Monday 31 January 2011

January Reads

I have managed to get the year off to a good start book wise.  I read five books and listened to three audiobooks.  The most surprising was Kim by Rudyard Kipling.  My first encounter with Kipling as a writer.  Though I did see a rather good TV play about his son who was killed in the First World War.  This confirmed my image of Kipling as a jingoistic warmonger and defender of the Empire.  As I have now discovered, there is more to the man than that.  He was of course an arch Imperialist and believer in war, but then so were most people of his time.  He was also a very fine writer.
Kim was published in 1901 and is set in northern India in the latter part of the 1990s.  The eponymous hero is in fact a young British orphan, though he as been brought up as an Indian in Lahore.  Kim in fact is much more comfortable speaking Hindi than English.  The novel is a kind of picaresque spy adventure story.   Kim uses his knowledge and close familiarity with native Indian society to become a spy for the British.  What is fascinating and revelatory for me, was that Kipling was clearly very knowledgeable about India and very sympathetic to the different religious and language traditions in the country.  Hindus, Moslems, Buddhists, Hindis, Punjabis, Afghans and Bengalis are all represented in the novel which presents us with a vivid, colourful and lively account of India at the end of the 19th century.  I was perhaps particularly drawn to Kim as my father was born in northern India, in Kanpore, in 1908.  So the novel gave me a wonderful insight into the lives and places where my grandparents were stationed in the early 1900s.  
Other highlights included a couple of very good contemporary crime novels.  Left early, took my Dog is the latest novel by Kate Atkinson.  This one also features the somewhat beleaguered private detective Jackson Brodie.  This time he is back in Yorkshire and the tale revolves around deception and the abduction of children, and the dog of the title.  As with all Kate Atkinson books, this is written in her traditional slightly playful style.  Still she writes about serious subjects in a non-judgmental way and this was another enjoyable read.
The other crime novel which I particularly enjoyed was Allan Massie’s A Death in Bordeaux.  Massie is a prolific Scottish writer, yet this was my first encounter with his work.  A Death in Bordeaux is set to be the first of a trilogy of novels set in occupied France.  The events in this book take place in 1940, starting just before the invasion and continuing into the occupation itself.  Massie is more interested in the strains and inner conflicts that come from living and working in a time of great uncertainty.  So this is less a who done it and much more a study of human nature.  Written in a deceptively simple and unadorned style I am already eager to get the next in the series, whenever it comes out.
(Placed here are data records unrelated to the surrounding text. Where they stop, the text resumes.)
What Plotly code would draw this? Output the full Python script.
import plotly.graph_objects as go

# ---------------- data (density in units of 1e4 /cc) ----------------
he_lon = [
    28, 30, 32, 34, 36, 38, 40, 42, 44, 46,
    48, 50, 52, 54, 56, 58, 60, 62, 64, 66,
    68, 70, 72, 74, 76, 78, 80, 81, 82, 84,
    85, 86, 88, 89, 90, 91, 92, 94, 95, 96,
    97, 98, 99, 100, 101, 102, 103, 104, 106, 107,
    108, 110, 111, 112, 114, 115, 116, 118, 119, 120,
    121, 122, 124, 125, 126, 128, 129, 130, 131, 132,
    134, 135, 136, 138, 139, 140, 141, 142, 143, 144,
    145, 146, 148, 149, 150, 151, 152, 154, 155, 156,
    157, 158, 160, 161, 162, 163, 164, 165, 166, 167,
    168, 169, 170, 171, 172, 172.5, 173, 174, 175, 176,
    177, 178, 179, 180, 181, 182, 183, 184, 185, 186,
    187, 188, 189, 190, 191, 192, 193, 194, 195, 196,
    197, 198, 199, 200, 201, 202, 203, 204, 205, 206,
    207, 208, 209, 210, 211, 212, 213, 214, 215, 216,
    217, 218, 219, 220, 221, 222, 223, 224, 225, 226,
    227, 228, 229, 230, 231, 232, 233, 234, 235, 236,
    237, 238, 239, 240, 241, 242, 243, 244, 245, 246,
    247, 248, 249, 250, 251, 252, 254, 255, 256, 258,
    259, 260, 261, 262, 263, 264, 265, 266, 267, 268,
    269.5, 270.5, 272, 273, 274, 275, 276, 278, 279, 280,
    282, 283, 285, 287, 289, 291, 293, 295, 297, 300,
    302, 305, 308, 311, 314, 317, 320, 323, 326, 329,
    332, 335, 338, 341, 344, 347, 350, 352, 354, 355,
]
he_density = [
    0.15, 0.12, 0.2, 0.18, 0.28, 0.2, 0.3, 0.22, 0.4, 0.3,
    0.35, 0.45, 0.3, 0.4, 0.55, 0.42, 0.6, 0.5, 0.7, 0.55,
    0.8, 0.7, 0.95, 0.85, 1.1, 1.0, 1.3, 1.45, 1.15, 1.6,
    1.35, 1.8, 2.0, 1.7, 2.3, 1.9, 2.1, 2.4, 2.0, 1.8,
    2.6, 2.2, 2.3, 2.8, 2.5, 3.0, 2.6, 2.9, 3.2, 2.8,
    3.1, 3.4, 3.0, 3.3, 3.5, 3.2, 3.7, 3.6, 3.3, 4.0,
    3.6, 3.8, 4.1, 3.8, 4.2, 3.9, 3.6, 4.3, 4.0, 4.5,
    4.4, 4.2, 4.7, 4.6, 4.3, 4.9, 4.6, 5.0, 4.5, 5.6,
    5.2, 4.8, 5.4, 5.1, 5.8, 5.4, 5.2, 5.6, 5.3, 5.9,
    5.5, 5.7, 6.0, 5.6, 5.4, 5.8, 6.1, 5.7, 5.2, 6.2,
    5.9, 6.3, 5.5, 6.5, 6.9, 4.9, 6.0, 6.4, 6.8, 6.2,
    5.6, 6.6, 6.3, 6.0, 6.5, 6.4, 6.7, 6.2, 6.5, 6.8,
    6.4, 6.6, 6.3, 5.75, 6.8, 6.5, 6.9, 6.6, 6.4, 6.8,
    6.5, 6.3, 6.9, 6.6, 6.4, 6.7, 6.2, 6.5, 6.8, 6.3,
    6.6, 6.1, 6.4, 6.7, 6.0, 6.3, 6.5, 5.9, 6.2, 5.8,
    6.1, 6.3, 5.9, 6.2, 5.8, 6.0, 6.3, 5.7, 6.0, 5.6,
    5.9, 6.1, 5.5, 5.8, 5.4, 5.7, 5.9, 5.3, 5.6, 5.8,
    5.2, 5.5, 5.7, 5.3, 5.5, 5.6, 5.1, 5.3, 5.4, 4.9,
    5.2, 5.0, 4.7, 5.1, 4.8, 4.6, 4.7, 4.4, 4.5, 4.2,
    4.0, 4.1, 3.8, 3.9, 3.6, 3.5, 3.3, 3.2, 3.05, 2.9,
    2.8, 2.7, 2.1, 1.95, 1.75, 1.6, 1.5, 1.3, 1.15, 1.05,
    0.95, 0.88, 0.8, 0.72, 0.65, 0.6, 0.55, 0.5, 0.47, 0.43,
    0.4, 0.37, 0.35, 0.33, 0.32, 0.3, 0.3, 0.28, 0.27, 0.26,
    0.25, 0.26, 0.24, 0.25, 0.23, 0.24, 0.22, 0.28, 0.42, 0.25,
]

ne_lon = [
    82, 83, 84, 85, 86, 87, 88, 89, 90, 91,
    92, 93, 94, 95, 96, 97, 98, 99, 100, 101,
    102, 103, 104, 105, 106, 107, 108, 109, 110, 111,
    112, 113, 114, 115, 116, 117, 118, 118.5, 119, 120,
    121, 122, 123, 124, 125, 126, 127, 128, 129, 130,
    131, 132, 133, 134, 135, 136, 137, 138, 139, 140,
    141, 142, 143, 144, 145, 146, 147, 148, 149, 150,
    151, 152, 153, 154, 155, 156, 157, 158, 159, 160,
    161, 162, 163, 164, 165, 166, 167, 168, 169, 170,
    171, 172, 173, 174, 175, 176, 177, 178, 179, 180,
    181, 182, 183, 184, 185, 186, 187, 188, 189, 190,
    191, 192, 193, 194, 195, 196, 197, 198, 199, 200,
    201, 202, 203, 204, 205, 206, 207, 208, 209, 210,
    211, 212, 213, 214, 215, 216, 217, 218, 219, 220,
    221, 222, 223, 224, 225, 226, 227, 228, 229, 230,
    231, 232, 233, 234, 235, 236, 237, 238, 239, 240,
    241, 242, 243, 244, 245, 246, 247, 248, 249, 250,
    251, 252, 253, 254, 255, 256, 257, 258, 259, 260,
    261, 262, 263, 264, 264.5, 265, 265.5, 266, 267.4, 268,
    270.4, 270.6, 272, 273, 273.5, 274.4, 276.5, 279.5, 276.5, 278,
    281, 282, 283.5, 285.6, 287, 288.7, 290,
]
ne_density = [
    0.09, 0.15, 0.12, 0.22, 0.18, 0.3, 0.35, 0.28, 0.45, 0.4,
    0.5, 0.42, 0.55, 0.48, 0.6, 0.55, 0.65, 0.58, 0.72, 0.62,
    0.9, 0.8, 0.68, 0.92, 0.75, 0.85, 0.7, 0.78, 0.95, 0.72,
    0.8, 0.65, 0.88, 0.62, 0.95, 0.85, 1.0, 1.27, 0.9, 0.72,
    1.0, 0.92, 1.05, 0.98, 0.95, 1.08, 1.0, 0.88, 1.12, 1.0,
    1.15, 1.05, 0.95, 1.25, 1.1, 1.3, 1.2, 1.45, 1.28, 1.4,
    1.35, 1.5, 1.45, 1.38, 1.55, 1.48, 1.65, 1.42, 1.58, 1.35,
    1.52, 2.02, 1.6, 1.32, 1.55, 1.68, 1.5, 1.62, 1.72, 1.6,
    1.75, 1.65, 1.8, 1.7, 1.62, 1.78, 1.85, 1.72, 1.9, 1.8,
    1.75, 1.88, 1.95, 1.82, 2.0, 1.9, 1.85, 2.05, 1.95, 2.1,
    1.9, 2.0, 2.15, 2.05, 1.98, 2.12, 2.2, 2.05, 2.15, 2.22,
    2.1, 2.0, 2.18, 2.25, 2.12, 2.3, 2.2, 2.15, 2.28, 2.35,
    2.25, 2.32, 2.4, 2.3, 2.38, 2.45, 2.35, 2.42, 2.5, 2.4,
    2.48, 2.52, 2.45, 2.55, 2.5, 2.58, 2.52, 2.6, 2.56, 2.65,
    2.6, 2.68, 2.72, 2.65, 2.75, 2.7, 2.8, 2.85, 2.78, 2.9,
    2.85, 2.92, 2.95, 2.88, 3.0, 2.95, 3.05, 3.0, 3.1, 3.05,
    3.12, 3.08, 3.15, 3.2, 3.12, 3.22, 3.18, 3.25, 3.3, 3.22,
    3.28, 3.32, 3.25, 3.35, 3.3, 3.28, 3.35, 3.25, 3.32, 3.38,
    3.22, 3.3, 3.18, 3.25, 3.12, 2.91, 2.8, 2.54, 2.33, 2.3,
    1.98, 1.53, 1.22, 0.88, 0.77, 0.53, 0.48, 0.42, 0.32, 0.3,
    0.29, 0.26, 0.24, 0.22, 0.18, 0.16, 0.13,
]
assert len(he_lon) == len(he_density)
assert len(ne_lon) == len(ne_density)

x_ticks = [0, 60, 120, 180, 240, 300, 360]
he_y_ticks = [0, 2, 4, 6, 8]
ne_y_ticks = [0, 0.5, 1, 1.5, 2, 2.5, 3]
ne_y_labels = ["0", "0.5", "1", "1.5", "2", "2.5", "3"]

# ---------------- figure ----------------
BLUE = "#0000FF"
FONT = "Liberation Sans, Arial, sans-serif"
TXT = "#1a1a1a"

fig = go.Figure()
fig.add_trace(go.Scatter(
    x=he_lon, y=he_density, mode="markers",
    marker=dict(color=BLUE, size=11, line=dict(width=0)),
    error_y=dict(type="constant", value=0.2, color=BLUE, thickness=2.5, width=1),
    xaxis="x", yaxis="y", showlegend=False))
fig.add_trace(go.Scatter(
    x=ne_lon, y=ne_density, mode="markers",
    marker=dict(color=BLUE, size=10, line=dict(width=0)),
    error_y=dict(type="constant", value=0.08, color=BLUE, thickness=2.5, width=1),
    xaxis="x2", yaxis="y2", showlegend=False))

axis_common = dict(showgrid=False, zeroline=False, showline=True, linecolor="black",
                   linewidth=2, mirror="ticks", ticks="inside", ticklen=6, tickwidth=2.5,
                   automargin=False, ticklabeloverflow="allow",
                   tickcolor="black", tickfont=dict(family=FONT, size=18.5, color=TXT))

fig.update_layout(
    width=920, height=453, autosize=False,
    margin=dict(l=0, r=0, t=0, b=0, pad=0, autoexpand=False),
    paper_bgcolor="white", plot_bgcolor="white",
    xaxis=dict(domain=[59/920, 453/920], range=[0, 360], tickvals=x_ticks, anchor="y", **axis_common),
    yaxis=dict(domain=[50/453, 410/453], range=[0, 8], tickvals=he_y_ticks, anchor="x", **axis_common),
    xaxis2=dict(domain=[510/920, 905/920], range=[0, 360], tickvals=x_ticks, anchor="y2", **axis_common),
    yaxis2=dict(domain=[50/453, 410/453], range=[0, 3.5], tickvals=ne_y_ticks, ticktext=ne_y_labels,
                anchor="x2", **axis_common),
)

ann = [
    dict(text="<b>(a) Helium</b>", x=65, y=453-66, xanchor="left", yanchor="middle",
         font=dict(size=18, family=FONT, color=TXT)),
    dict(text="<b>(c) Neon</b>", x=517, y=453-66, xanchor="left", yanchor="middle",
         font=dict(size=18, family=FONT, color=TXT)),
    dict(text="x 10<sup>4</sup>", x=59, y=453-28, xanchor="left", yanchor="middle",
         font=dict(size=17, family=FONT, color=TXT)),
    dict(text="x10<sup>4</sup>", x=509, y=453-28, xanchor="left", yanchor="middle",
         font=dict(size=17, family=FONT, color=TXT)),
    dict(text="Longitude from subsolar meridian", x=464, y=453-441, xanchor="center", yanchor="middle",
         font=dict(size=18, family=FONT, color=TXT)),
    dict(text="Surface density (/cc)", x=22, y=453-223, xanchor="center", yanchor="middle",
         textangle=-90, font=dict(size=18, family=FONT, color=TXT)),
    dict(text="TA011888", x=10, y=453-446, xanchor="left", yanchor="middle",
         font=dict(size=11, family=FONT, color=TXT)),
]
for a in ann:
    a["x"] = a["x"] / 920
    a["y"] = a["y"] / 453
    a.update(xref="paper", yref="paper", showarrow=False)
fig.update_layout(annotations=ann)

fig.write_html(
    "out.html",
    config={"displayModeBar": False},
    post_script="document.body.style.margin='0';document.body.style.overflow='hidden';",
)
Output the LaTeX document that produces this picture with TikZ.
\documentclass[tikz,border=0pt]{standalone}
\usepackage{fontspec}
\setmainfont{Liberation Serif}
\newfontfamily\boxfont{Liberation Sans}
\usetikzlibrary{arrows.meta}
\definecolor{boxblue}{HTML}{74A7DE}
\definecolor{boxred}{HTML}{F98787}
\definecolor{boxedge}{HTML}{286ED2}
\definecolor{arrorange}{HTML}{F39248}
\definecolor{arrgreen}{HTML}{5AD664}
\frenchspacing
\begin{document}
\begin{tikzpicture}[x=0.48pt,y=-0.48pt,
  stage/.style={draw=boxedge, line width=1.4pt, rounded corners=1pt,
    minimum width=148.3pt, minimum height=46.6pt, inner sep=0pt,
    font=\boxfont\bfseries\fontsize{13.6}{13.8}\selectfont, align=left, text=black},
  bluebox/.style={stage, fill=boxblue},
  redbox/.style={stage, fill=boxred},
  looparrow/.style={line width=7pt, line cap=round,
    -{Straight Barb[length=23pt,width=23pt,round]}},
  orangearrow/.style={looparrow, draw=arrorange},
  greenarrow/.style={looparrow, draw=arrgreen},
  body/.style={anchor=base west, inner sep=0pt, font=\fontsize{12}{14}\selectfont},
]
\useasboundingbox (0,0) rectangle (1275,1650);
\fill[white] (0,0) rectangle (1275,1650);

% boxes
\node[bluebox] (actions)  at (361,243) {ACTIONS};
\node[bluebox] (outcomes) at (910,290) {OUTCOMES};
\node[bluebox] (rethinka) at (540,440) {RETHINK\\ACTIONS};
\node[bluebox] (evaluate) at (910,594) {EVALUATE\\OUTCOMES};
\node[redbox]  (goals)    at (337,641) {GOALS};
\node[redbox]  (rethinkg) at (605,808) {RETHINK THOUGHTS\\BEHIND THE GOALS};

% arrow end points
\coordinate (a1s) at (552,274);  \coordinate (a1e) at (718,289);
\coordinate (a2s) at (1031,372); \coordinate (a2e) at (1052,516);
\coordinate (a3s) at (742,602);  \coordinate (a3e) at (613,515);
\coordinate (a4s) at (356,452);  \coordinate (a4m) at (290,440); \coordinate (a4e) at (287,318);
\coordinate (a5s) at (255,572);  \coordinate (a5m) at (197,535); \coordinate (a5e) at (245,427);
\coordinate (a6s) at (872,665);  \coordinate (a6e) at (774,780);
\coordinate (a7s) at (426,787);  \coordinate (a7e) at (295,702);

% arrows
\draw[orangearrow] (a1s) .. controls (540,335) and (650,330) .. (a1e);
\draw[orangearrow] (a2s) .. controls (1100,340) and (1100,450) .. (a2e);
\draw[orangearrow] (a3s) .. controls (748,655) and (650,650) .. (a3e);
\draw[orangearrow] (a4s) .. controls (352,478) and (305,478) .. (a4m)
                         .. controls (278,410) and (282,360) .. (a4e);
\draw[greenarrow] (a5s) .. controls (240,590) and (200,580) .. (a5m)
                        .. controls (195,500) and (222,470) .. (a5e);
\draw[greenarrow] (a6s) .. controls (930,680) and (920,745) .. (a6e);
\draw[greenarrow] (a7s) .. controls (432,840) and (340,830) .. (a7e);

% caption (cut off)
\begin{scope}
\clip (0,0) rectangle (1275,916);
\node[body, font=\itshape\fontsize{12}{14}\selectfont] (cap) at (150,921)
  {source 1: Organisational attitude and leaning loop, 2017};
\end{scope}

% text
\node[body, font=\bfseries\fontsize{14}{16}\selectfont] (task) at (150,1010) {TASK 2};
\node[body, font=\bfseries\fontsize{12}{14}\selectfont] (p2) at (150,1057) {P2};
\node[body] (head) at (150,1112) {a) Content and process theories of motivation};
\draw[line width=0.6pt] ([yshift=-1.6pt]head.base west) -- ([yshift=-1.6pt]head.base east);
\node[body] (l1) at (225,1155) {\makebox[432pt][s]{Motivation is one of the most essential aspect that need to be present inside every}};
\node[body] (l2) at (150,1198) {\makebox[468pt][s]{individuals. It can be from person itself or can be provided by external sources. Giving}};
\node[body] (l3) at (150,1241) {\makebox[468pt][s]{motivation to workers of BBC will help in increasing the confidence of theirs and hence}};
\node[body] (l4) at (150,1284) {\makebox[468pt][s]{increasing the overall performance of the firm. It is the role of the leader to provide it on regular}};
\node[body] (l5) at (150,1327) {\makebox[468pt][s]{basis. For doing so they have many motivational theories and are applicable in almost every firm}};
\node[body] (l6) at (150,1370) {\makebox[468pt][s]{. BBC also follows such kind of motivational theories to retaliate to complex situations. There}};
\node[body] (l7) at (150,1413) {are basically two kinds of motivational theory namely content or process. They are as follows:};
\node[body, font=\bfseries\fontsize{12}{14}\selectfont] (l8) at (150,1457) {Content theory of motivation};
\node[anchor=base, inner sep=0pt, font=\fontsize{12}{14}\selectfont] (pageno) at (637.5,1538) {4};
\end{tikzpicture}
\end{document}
Another unexpected pleasure was listening to the audio version of Sex and Stravinsky, by Barbara Trapido.  A beguiling title, which may disappoint a few readers, as there is virtually no sex in the novel and not a lot of Stravinsky either.  Once over this, you have a well crafted and intriguing tale.  It reminded me a bit of A Comedy of Errors, though it is much, much darker.  In fact it is more a modern version of Commedia del Arte.  The one recurring link with Stravinsky is his ballet Pulcinella, which features some of the stock Commedia del Arte characters.   Masks feature quite a lot too and this is what really links the ballet and the novel.  For the novel is mainly about how people can willingly cover up their real selves and settle for a comfortable life.  This is what the two couples in the novel have done.  One in England and the other in South Africa.  Some chance encounters, or more accurately re-encounters force the protagonists to face up to who they really are and what kind of life they really want to live.  The tale is told through the perspectives of each of the characters in turn.  Which is quite a tour de force as two of the protagonists are teenage girls.  Written with a light touch, and though there is much comedy in the telling, it is in the end a somewhat bitter sweet novel.  But well worth reading or listening to.
For February I already have a few ideas in mind.  First off will by first foray into the East European Reading Challenge, hosted by Amy at Black Sheep Dances.  For this I have selected Turkish Gambit by Russian writer Boris Akunin.  A kind of spy and adventure tale set in 1877 I look forward to it with great interest.  Also lined up are Freedom by Jonathan Franzen, Redeemer by Jo Nesbø, and a Spanish language novel - Un Crimen Imperfecto, by Teresa Solana.  Hopefully I will manage a few more.